The problem ▸ Repeat every line of the listing below exactly, minus the pictures.

---

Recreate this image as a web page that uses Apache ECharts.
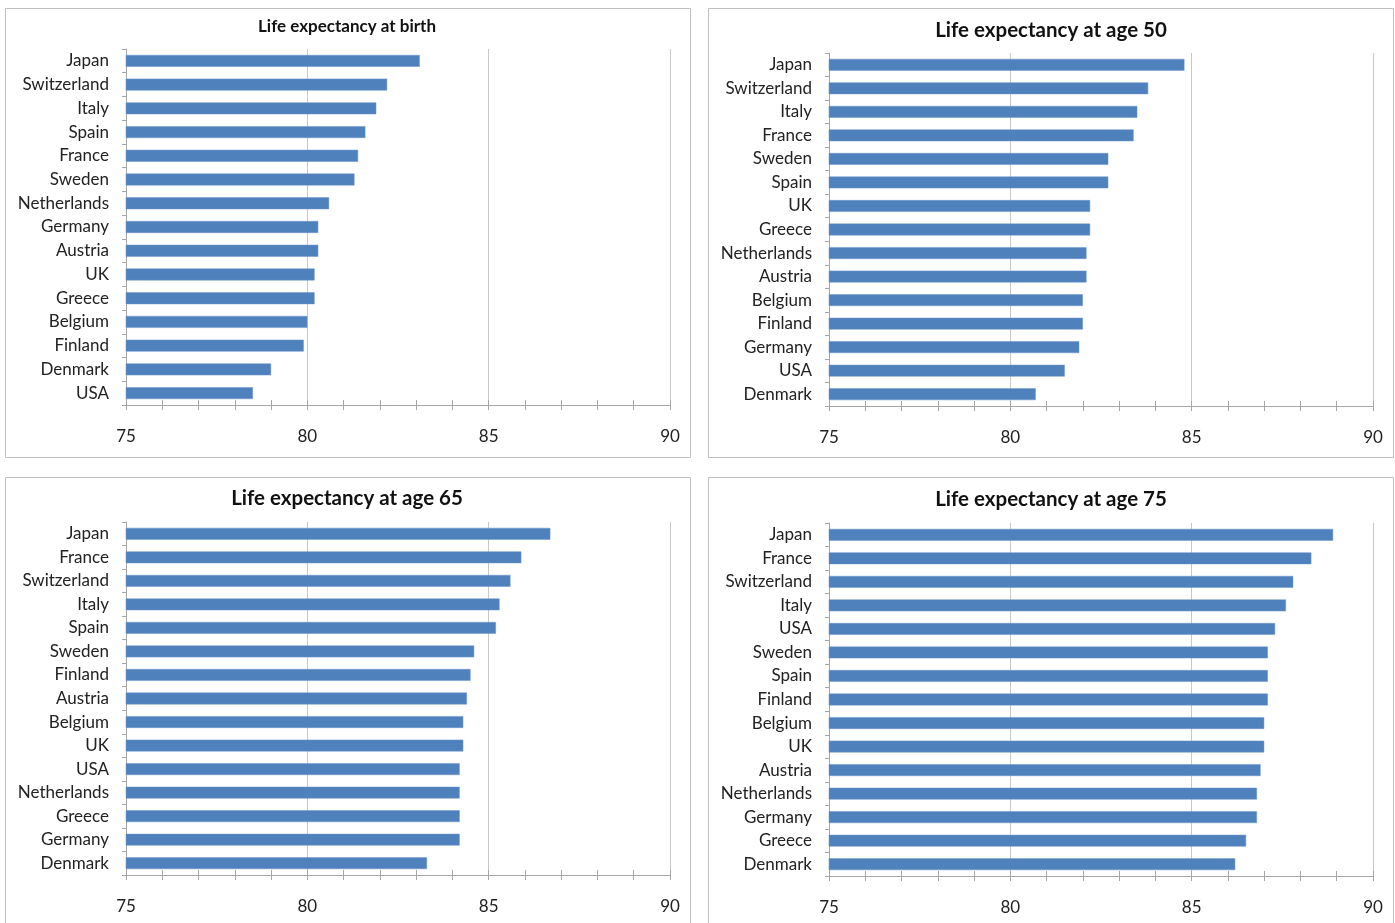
<!DOCTYPE html>
<html>
<head>
<meta charset="utf-8">
<script src="https://cdn.jsdelivr.net/npm/echarts@6/dist/echarts.min.js"></script>
<style>
html,body{margin:0;padding:0;background:#fff;}
#c{width:1395px;height:923px;}
</style>
</head>
<body>
<div id="c"></div>
<script>
// ---- data (top to bottom as shown) ----
const titles = ["Life expectancy at birth", "Life expectancy at age 50", "Life expectancy at age 65", "Life expectancy at age 75"];

const birthCountries = ["Japan","Switzerland","Italy","Spain","France","Sweden","Netherlands","Germany","Austria","UK","Greece","Belgium","Finland","Denmark","USA"];
const birthValues    = [83.1, 82.2, 81.9, 81.6, 81.4, 81.3, 80.6, 80.3, 80.3, 80.2, 80.2, 80.0, 79.9, 79.0, 78.5];

const age50Countries = ["Japan","Switzerland","Italy","France","Sweden","Spain","UK","Greece","Netherlands","Austria","Belgium","Finland","Germany","USA","Denmark"];
const age50Values    = [84.8, 83.8, 83.5, 83.4, 82.7, 82.7, 82.2, 82.2, 82.1, 82.1, 82.0, 82.0, 81.9, 81.5, 80.7];

const age65Countries = ["Japan","France","Switzerland","Italy","Spain","Sweden","Finland","Austria","Belgium","UK","USA","Netherlands","Greece","Germany","Denmark"];
const age65Values    = [86.7, 85.9, 85.6, 85.3, 85.2, 84.6, 84.5, 84.4, 84.3, 84.3, 84.2, 84.2, 84.2, 84.2, 83.3];

const age75Countries = ["Japan","France","Switzerland","Italy","USA","Sweden","Spain","Finland","Belgium","UK","Austria","Netherlands","Germany","Greece","Denmark"];
const age75Values    = [88.9, 88.3, 87.8, 87.6, 87.3, 87.1, 87.1, 87.1, 87.0, 87.0, 86.9, 86.8, 86.8, 86.5, 86.2];

const xTicks = [75, 80, 85, 90];

// ---- layout ----
const panels = [
  {cats: birthCountries, vals: birthValues, box:[5,8,685,449], grid:{left:126, top:49, width:544, height:356}, title:{x:347, y:27, size:17}},
  {cats: age50Countries, vals: age50Values, box:[708,8,685,449], grid:{left:829, top:53, width:544, height:353}, title:{x:1051, y:30, size:20.5}},
  {cats: age65Countries, vals: age65Values, box:[5,477,685,452], grid:{left:126, top:522, width:544, height:353}, title:{x:347, y:498, size:20.5}},
  {cats: age75Countries, vals: age75Values, box:[708,477,685,452], grid:{left:829, top:523, width:544, height:353}, title:{x:1051, y:499, size:20.5}}
];

const FONT = 'Lato, "Open Sans", sans-serif';
const grid = [], xAxis = [], yAxis = [], series = [], graphic = [];

panels.forEach((p, i) => {
  graphic.push({type:'rect', shape:{x:p.box[0]+0.5, y:p.box[1]+0.5, width:p.box[2], height:p.box[3]},
    style:{fill:'#fff', stroke:'#bfbfbf', lineWidth:1}, z:-10});
  graphic.push({type:'text', x:p.title.x, y:p.title.y, z:10,
    style:{text:titles[i], x:0, y:0, align:'center', verticalAlign:'middle', textAlign:'center', textVerticalAlign:'middle',
      font:'bold ' + p.title.size + 'px ' + FONT, fill:'#111'}});
  grid.push({left:p.grid.left, top:p.grid.top, width:p.grid.width, height:p.grid.height, containLabel:false});
  // main value axis
  xAxis.push({type:'value', gridIndex:i, min:xTicks[0], max:xTicks[xTicks.length-1], interval:5,
    axisLine:{show:true, lineStyle:{color:'#a6a6a6'}},
    axisTick:{show:true, length:5, lineStyle:{color:'#a6a6a6'}},
    minorTick:{show:true, splitNumber:5, length:5, lineStyle:{color:'#a6a6a6'}},
    splitLine:{show:true, lineStyle:{color:'#c8c8c8', width:1}},
    axisLabel:{fontFamily:FONT, fontSize:17, color:'#222', margin:23}
  });
  yAxis.push({type:'category', gridIndex:i, data:p.cats, inverse:true,
    axisLine:{show:true, lineStyle:{color:'#a6a6a6'}},
    axisTick:{show:true, length:4, alignWithLabel:false, lineStyle:{color:'#a6a6a6'}},
    axisLabel:{fontFamily:FONT, fontSize:17, color:'#222', margin:17}
  });
  series.push({type:'bar', xAxisIndex:i, yAxisIndex:i, data:p.vals, barWidth:'50%',
    itemStyle:{color:'#4f81bd', borderColor:'#6a94c8', borderWidth:0.5}, silent:true});
});
// second set of axes to make the value-axis tick marks cross the line
panels.forEach((p, i) => {
  xAxis.push({type:'value', gridIndex:i, min:xTicks[0], max:xTicks[xTicks.length-1], interval:5, position:'bottom',
    axisLine:{show:false},
    axisTick:{show:true, inside:true, length:5, lineStyle:{color:'#a6a6a6'}},
    minorTick:{show:true, splitNumber:5, length:5, lineStyle:{color:'#a6a6a6'}},
    splitLine:{show:false}, axisLabel:{show:false}
  });
});

const chart = echarts.init(document.getElementById('c'), null, {renderer:'canvas'});
chart.setOption({
  backgroundColor:'#fff',
  animation:false,
  graphic, grid, xAxis, yAxis, series
});
</script>
</body>
</html>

---

Answer below ▸
Recreate this image as a web page that uses Apache ECharts.
<!DOCTYPE html>
<html>
<head>
<meta charset="utf-8">
<script src="https://cdn.jsdelivr.net/npm/echarts@6/dist/echarts.min.js"></script>
<style>
html,body{margin:0;padding:0;background:#fff;}
#c{width:1395px;height:923px;}
</style>
</head>
<body>
<div id="c"></div>
<script>
// ---- data (top to bottom as shown) ----
const titles = ["Life expectancy at birth", "Life expectancy at age 50", "Life expectancy at age 65", "Life expectancy at age 75"];

const birthCountries = ["Japan","Switzerland","Italy","Spain","France","Sweden","Netherlands","Germany","Austria","UK","Greece","Belgium","Finland","Denmark","USA"];
const birthValues    = [83.1, 82.2, 81.9, 81.6, 81.4, 81.3, 80.6, 80.3, 80.3, 80.2, 80.2, 80.0, 79.9, 79.0, 78.5];

const age50Countries = ["Japan","Switzerland","Italy","France","Sweden","Spain","UK","Greece","Netherlands","Austria","Belgium","Finland","Germany","USA","Denmark"];
const age50Values    = [84.8, 83.8, 83.5, 83.4, 82.7, 82.7, 82.2, 82.2, 82.1, 82.1, 82.0, 82.0, 81.9, 81.5, 80.7];

const age65Countries = ["Japan","France","Switzerland","Italy","Spain","Sweden","Finland","Austria","Belgium","UK","USA","Netherlands","Greece","Germany","Denmark"];
const age65Values    = [86.7, 85.9, 85.6, 85.3, 85.2, 84.6, 84.5, 84.4, 84.3, 84.3, 84.2, 84.2, 84.2, 84.2, 83.3];

const age75Countries = ["Japan","France","Switzerland","Italy","USA","Sweden","Spain","Finland","Belgium","UK","Austria","Netherlands","Germany","Greece","Denmark"];
const age75Values    = [88.9, 88.3, 87.8, 87.6, 87.3, 87.1, 87.1, 87.1, 87.0, 87.0, 86.9, 86.8, 86.8, 86.5, 86.2];

const xTicks = [75, 80, 85, 90];

// ---- layout ----
const panels = [
  {cats: birthCountries, vals: birthValues, box:[5,8,685,449], grid:{left:126, top:49, width:544, height:356}, title:{x:347, y:27, size:17}},
  {cats: age50Countries, vals: age50Values, box:[708,8,685,449], grid:{left:829, top:53, width:544, height:353}, title:{x:1051, y:30, size:20.5}},
  {cats: age65Countries, vals: age65Values, box:[5,477,685,452], grid:{left:126, top:522, width:544, height:353}, title:{x:347, y:498, size:20.5}},
  {cats: age75Countries, vals: age75Values, box:[708,477,685,452], grid:{left:829, top:523, width:544, height:353}, title:{x:1051, y:499, size:20.5}}
];

const FONT = 'Lato, "Open Sans", sans-serif';
const grid = [], xAxis = [], yAxis = [], series = [], graphic = [];

panels.forEach((p, i) => {
  graphic.push({type:'rect', shape:{x:p.box[0]+0.5, y:p.box[1]+0.5, width:p.box[2], height:p.box[3]},
    style:{fill:'#fff', stroke:'#bfbfbf', lineWidth:1}, z:-10});
  graphic.push({type:'text', x:p.title.x, y:p.title.y, z:10,
    style:{text:titles[i], x:0, y:0, align:'center', verticalAlign:'middle', textAlign:'center', textVerticalAlign:'middle',
      font:'bold ' + p.title.size + 'px ' + FONT, fill:'#111'}});
  grid.push({left:p.grid.left, top:p.grid.top, width:p.grid.width, height:p.grid.height, containLabel:false});
  // main value axis
  xAxis.push({type:'value', gridIndex:i, min:xTicks[0], max:xTicks[xTicks.length-1], interval:5,
    axisLine:{show:true, lineStyle:{color:'#a6a6a6'}},
    axisTick:{show:true, length:5, lineStyle:{color:'#a6a6a6'}},
    minorTick:{show:true, splitNumber:5, length:5, lineStyle:{color:'#a6a6a6'}},
    splitLine:{show:true, lineStyle:{color:'#c8c8c8', width:1}},
    axisLabel:{fontFamily:FONT, fontSize:17, color:'#222', margin:23}
  });
  yAxis.push({type:'category', gridIndex:i, data:p.cats, inverse:true,
    axisLine:{show:true, lineStyle:{color:'#a6a6a6'}},
    axisTick:{show:true, length:4, alignWithLabel:false, lineStyle:{color:'#a6a6a6'}},
    axisLabel:{fontFamily:FONT, fontSize:17, color:'#222', margin:17}
  });
  series.push({type:'bar', xAxisIndex:i, yAxisIndex:i, data:p.vals, barWidth:'50%',
    itemStyle:{color:'#4f81bd', borderColor:'#6a94c8', borderWidth:0.5}, silent:true});
});
// second set of axes to make the value-axis tick marks cross the line
panels.forEach((p, i) => {
  xAxis.push({type:'value', gridIndex:i, min:xTicks[0], max:xTicks[xTicks.length-1], interval:5, position:'bottom',
    axisLine:{show:false},
    axisTick:{show:true, inside:true, length:5, lineStyle:{color:'#a6a6a6'}},
    minorTick:{show:true, splitNumber:5, length:5, lineStyle:{color:'#a6a6a6'}},
    splitLine:{show:false}, axisLabel:{show:false}
  });
});

const chart = echarts.init(document.getElementById('c'), null, {renderer:'canvas'});
chart.setOption({
  backgroundColor:'#fff',
  animation:false,
  graphic, grid, xAxis, yAxis, series
});
</script>
</body>
</html>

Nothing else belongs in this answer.